§ **WHAT IS EXPECTED**:
Go through the entries below and copy each line containing the word "diagram".

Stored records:
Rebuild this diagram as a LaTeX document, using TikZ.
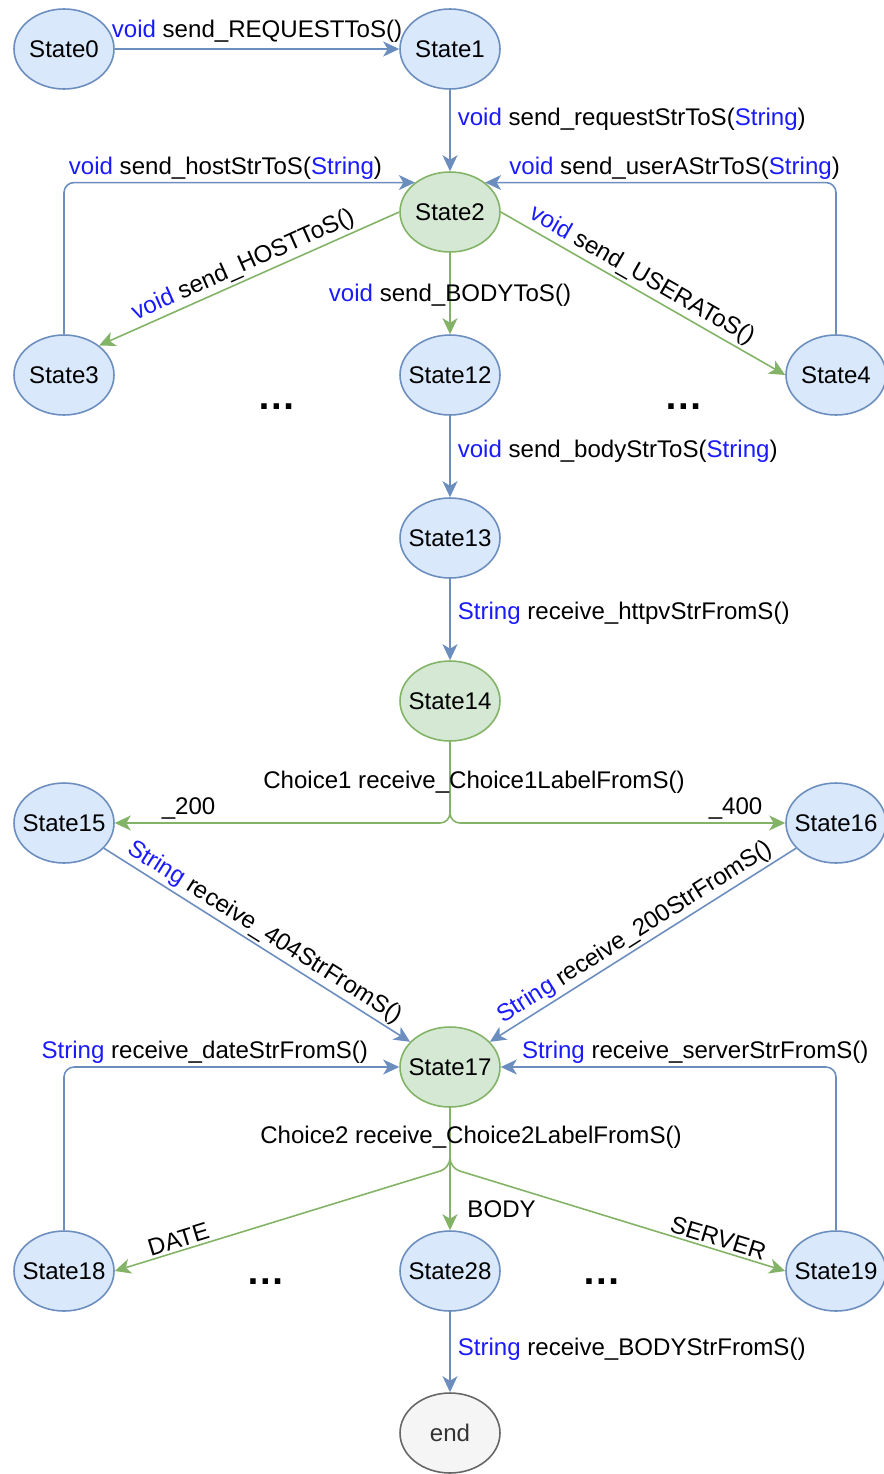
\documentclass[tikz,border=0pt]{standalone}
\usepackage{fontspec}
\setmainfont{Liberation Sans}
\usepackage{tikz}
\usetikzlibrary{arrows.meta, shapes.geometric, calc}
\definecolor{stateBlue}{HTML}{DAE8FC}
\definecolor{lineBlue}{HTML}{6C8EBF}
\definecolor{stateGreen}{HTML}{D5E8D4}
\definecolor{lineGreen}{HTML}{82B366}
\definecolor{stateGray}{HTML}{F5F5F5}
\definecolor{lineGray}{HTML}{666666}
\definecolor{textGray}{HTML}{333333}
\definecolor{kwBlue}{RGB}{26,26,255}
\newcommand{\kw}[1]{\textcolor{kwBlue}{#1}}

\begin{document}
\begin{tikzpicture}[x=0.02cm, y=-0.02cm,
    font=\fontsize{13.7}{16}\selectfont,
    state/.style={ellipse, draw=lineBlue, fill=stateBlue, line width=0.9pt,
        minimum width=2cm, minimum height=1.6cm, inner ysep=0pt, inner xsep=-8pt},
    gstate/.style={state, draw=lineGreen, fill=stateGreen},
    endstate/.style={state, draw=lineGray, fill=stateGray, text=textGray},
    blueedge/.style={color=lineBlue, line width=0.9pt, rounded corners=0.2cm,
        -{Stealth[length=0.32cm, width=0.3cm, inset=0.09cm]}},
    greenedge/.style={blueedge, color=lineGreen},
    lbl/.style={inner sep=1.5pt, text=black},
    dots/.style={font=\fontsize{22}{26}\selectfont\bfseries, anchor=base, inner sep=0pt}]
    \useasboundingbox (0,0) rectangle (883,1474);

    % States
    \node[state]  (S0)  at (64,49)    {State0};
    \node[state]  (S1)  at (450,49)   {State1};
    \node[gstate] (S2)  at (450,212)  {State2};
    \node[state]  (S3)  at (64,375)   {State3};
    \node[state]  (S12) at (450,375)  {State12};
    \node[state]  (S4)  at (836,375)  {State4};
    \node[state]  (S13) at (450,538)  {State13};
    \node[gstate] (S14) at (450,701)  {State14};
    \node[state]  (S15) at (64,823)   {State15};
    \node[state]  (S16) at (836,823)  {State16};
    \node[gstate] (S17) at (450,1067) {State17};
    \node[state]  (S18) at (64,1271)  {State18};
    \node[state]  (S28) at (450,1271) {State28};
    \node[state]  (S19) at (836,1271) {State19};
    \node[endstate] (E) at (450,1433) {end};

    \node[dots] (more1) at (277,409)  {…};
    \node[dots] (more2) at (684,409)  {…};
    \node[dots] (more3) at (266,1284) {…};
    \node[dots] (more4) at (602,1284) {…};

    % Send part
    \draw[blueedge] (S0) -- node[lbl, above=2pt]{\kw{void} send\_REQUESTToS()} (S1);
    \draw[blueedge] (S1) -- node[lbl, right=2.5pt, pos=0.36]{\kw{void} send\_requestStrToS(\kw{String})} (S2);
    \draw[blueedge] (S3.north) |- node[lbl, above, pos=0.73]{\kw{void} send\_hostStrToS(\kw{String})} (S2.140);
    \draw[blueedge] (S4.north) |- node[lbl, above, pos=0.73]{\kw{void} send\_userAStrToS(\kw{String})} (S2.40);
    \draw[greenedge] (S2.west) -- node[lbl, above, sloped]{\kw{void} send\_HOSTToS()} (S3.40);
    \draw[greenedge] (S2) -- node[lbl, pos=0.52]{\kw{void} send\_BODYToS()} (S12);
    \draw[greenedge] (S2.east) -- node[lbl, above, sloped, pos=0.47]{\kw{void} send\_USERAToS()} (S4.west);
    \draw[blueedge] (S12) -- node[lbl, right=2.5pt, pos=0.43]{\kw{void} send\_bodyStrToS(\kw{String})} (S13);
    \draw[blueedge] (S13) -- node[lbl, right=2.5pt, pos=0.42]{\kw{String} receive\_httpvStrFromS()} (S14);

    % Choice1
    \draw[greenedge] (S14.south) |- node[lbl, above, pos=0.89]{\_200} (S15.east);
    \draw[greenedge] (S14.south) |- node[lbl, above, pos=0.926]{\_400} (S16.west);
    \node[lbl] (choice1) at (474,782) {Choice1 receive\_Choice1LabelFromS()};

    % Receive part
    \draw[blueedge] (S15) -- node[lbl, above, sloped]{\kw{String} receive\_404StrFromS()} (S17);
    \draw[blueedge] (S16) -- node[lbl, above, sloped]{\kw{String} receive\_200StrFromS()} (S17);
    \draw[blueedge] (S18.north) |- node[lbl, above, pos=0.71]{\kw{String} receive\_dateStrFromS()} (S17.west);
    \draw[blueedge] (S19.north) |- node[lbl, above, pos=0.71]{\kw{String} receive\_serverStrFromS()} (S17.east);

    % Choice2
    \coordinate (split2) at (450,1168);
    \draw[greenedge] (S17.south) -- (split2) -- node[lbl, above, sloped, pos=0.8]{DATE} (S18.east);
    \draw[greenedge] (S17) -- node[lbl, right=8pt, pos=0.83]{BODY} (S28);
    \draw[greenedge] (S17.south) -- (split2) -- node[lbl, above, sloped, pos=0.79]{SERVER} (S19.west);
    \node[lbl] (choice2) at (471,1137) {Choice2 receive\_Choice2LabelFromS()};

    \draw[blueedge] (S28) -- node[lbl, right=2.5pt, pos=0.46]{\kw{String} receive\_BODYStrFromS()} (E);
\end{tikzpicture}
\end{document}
==
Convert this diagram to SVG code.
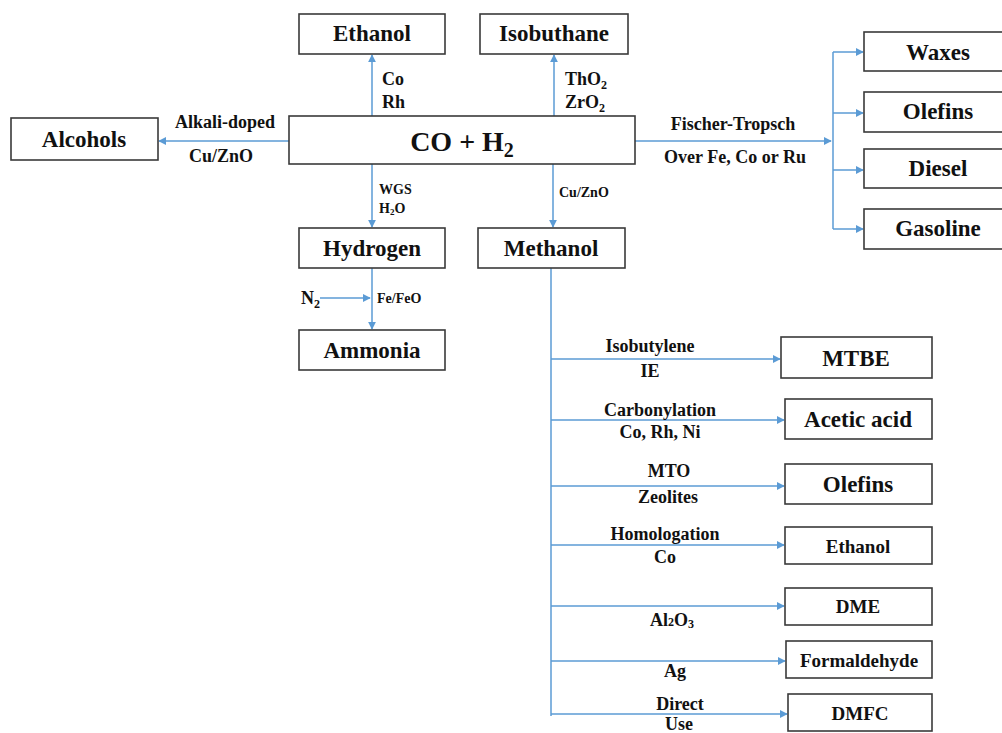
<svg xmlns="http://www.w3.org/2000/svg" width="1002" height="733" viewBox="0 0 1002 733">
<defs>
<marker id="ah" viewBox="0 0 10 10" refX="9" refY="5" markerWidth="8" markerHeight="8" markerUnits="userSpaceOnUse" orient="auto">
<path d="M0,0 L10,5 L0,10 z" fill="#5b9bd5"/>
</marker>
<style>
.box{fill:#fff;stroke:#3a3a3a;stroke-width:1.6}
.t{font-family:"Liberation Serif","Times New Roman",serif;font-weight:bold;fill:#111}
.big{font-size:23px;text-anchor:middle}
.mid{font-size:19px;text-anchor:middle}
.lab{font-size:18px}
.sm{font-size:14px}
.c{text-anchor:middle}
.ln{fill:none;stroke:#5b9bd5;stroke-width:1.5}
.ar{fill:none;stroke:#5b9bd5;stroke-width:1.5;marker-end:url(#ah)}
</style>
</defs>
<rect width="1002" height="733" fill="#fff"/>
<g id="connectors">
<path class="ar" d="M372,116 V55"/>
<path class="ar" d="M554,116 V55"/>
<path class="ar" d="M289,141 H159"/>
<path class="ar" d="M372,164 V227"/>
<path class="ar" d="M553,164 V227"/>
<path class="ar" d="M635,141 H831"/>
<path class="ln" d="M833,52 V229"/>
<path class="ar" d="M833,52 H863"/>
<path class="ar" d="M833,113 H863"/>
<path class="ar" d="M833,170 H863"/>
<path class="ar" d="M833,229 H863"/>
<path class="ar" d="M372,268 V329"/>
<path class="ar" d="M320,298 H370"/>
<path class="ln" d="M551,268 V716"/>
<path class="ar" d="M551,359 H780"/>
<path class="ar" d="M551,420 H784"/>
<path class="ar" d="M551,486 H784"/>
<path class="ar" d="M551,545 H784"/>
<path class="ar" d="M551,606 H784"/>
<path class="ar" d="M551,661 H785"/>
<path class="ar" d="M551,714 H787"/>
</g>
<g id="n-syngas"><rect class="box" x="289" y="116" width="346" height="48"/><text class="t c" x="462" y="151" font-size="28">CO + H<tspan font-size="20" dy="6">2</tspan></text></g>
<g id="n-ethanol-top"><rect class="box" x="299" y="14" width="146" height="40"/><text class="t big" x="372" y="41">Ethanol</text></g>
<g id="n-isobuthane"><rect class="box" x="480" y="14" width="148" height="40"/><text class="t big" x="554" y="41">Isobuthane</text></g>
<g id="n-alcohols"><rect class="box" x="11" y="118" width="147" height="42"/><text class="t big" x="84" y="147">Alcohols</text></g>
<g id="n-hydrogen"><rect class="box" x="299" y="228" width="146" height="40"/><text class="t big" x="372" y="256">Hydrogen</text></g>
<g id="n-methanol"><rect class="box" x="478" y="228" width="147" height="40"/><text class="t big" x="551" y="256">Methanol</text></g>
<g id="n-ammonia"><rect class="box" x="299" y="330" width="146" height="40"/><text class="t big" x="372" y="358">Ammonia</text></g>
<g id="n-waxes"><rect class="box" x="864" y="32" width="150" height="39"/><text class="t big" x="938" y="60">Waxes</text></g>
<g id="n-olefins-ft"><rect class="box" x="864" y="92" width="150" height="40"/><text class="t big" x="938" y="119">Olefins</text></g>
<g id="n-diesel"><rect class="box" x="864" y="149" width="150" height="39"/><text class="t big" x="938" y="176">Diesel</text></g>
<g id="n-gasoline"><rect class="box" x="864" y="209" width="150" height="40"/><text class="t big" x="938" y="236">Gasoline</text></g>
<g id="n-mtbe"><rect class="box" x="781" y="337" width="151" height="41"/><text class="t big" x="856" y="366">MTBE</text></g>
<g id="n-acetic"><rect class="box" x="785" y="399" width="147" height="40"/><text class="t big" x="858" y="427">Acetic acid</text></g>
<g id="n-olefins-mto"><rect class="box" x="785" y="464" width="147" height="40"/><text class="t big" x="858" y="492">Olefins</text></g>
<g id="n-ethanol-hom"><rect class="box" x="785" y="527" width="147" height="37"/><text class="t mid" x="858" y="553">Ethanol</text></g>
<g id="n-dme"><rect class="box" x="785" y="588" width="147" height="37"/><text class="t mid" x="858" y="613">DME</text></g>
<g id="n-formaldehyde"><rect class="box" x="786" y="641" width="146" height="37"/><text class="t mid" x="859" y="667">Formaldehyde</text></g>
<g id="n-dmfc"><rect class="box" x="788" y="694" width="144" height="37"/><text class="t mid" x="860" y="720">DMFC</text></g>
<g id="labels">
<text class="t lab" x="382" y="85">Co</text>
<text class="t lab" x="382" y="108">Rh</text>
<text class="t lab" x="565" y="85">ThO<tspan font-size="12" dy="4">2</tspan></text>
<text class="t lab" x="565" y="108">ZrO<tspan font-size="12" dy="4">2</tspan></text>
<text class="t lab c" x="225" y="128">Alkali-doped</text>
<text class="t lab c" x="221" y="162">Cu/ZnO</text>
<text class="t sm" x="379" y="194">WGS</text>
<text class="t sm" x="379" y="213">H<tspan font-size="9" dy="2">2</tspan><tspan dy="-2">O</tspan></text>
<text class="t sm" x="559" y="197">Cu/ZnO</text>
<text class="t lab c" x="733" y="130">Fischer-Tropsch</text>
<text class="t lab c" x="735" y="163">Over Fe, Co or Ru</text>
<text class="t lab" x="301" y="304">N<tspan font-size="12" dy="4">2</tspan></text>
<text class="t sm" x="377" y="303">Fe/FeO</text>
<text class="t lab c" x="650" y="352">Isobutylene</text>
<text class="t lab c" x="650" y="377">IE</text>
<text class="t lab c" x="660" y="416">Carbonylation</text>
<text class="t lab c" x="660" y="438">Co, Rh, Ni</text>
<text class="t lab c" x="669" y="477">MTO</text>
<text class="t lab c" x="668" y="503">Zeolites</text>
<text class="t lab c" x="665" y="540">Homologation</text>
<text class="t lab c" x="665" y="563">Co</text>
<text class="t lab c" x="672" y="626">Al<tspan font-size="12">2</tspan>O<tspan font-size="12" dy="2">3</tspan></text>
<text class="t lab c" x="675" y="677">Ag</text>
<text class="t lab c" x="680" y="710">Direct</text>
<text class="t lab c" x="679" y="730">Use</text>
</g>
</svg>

§ **EXPECTED ANSWER**:
Rebuild this diagram as a LaTeX document, using TikZ.
Convert this diagram to SVG code.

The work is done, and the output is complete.